Yeager declined. At the time he was head coach at Terry Sanford. He explained to the dentist he would be spending the weekend with his football coaching staff viewing film of last week’s game and next week’s opponent and developing a game plan for the following Friday. “He was a little taken aback that we didn’t just show up Friday night and play,’’ Yeager said.

The technology involved in reviewing video and making game plans each week has improved by leaps and bounds since Yeager’s days as an assistant under former Terry Sanford coach Mackie Hall.

In the 1970s, the game was filmed with a movie camera, then the film was bussed to a processing company in Wilson. It was returned by Sunday so the coaches could watch it, find out what they needed to know, then prepare the team for the next game.

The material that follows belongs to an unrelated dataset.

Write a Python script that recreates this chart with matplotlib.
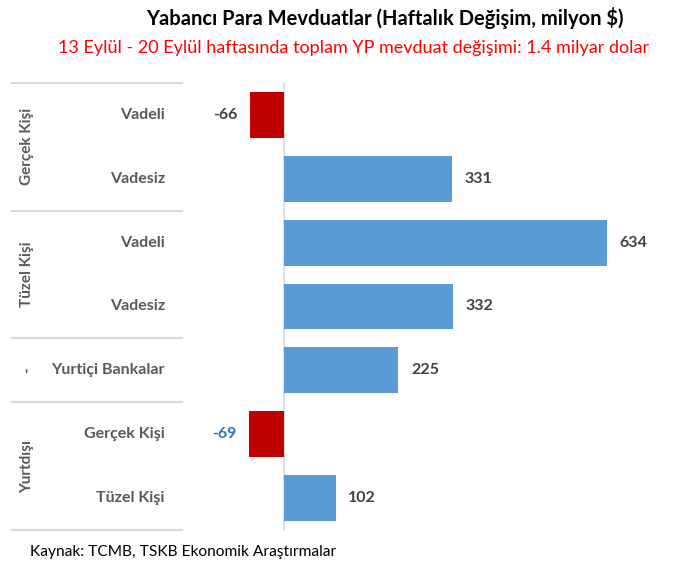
import matplotlib.pyplot as plt
from matplotlib.transforms import blended_transform_factory

plt.rcParams['font.family'] = ['Lato', 'DejaVu Sans']

# data
categories = ["Vadeli", "Vadesiz", "Vadeli", "Vadesiz", "Yurtiçi Bankalar", "Gerçek Kişi", "Tüzel Kişi"]
values = [-66, 331, 634, 332, 225, -69, 102]
groups = ["Gerçek Kişi", "Tüzel Kişi", "-", "Yurtdışı"]
group_centers = [0.5, 2.5, 4.0, 5.5]
separators = [-0.5, 1.5, 3.5, 4.5, 6.5]

blue = "#5B9BD5"
red = "#C00000"
label_gray = "#595959"

fig = plt.figure(figsize=(6.73, 5.65), dpi=100)
ax = fig.add_axes([200 / 673, 1 - 530 / 565, 460 / 673, 447 / 565])

colors = [red if v < 0 else blue for v in values]
ypos = list(range(len(values)))
ax.barh(ypos, values, height=0.72, color=colors, zorder=2)

ax.set_xlim(-165, 739)
ax.set_ylim(6.5, -0.5)
ax.axvline(0, color="#D9D9D9", lw=1.2, zorder=1)

for sp in ax.spines.values():
    sp.set_visible(False)
ax.set_xticks([])
ax.set_yticks([])

# value labels
for i, v in enumerate(values):
    lab_color = "#404040"
    if i == 5:
        lab_color = "#2E75B6"
    if v < 0:
        ax.annotate(str(v), (v, i), xytext=(-9, 0), textcoords="offset points",
                    ha="right", va="center", fontsize=11.5, fontweight="bold", color=lab_color)
    else:
        ax.annotate(str(v), (v, i), xytext=(9, 0), textcoords="offset points",
                    ha="left", va="center", fontsize=11.5, fontweight="bold", color=lab_color)

# left-hand labels and separators
tr = blended_transform_factory(fig.transFigure, ax.transData)
for i, c in enumerate(categories):
    fig.text(165 / 673, i, c, transform=tr, ha="right", va="center",
             fontsize=11.5, fontweight="bold", color=label_gray)
for g, yc in zip(groups, group_centers):
    fig.text(27 / 673, yc, g, transform=tr, ha="center", va="center", rotation=90,
             fontsize=11, fontweight="bold", color=label_gray)
for s in separators:
    ax.plot([12 / 673, 182 / 673], [s, s], transform=tr, color="#D9D9D9", lw=1.5, clip_on=False)

fig.text(385 / 673, 1 - 18 / 565, "Yabancı Para Mevduatlar (Haftalık Değişim, milyon $)",
         ha="center", va="center", fontsize=14.5, fontweight="bold", color="black")
fig.text(354 / 673, 1 - 48 / 565, "13 Eylül - 20 Eylül haftasında toplam YP mevduat değişimi: 1.4 milyar dolar",
         ha="center", va="center", fontsize=13, color="#FF0000")
fig.text(30 / 673, 1 - 552 / 565, "Kaynak: TCMB, TSKB Ekonomik Araştırmalar",
         ha="left", va="center", fontsize=11.2, color="black")

fig.savefig("out.png", dpi=100)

It was around the mid-1980s that the first big change took place with the arrival of home video recording. Coaches balked at first, not sure if they could find a way to project the images from the VCR onto a large screen so they and the players could see what was happening. At Terry Sanford, they borrowed a projector from the library that blew the video up where it could easily be viewed.

Video transitioned briefly from VHS to DVDs that were burned after a game was over and then shared with opposing teams so they could prepare.

Terry Sanford’s current head coach, Bruce McClelland, spent his entire career as a Bulldog player in the late 1980s watching his games on VHS tape.

It was not until around 2010 and thereafter that video took a quantum leap with the arrival of HUDL. HUDL was a company offering online cataloging and sharing of football game video.

The technology is light-years ahead of the old film in cans and reel-to-reel projector method. Almost the second the game is over, coaches can load digital video onto a computer. HUDL allows them to break the game down play-by-play, and it’s possible to share the video via the internet with the entire coaching staff and team members.

Players can get individual plays to study on their home computers so that the coaches don’t have to bring the whole team together just to watch film.

It also makes the sharing of video with other teams much easier. In the past, Cumberland County coaches would meet at the old Shoney’s in Westwood Shopping Center on Saturday mornings, sometimes enjoy breakfast and swap videos to prepare for the next week’s game.

For the state playoffs, they’d travel to a halfway point between the other team and swap video there.

Now, it just takes a few computer clicks to send the full game report across the county or the state.

It isn’t cheap, though. “The base package is $1,000,’’ McClelland said. “We also have the endzone stuff. That’s another $1,000.’’

The endzone view, which McClelland said teams don’t trade with other schools, gives the coaches a sideline-to-sideline perspective of play in the line so they can analyze the splits between linemen, blocking assignments and other aspects of the game.

The goal of all the technology is the same as it was when they were watching black-and-white film, Yeager said. “You just want to eliminate mistakes and get better.’’

 

PHOTO: Bruce McClelland and Bill Yeager hold artifacts from the ways they used to view their games.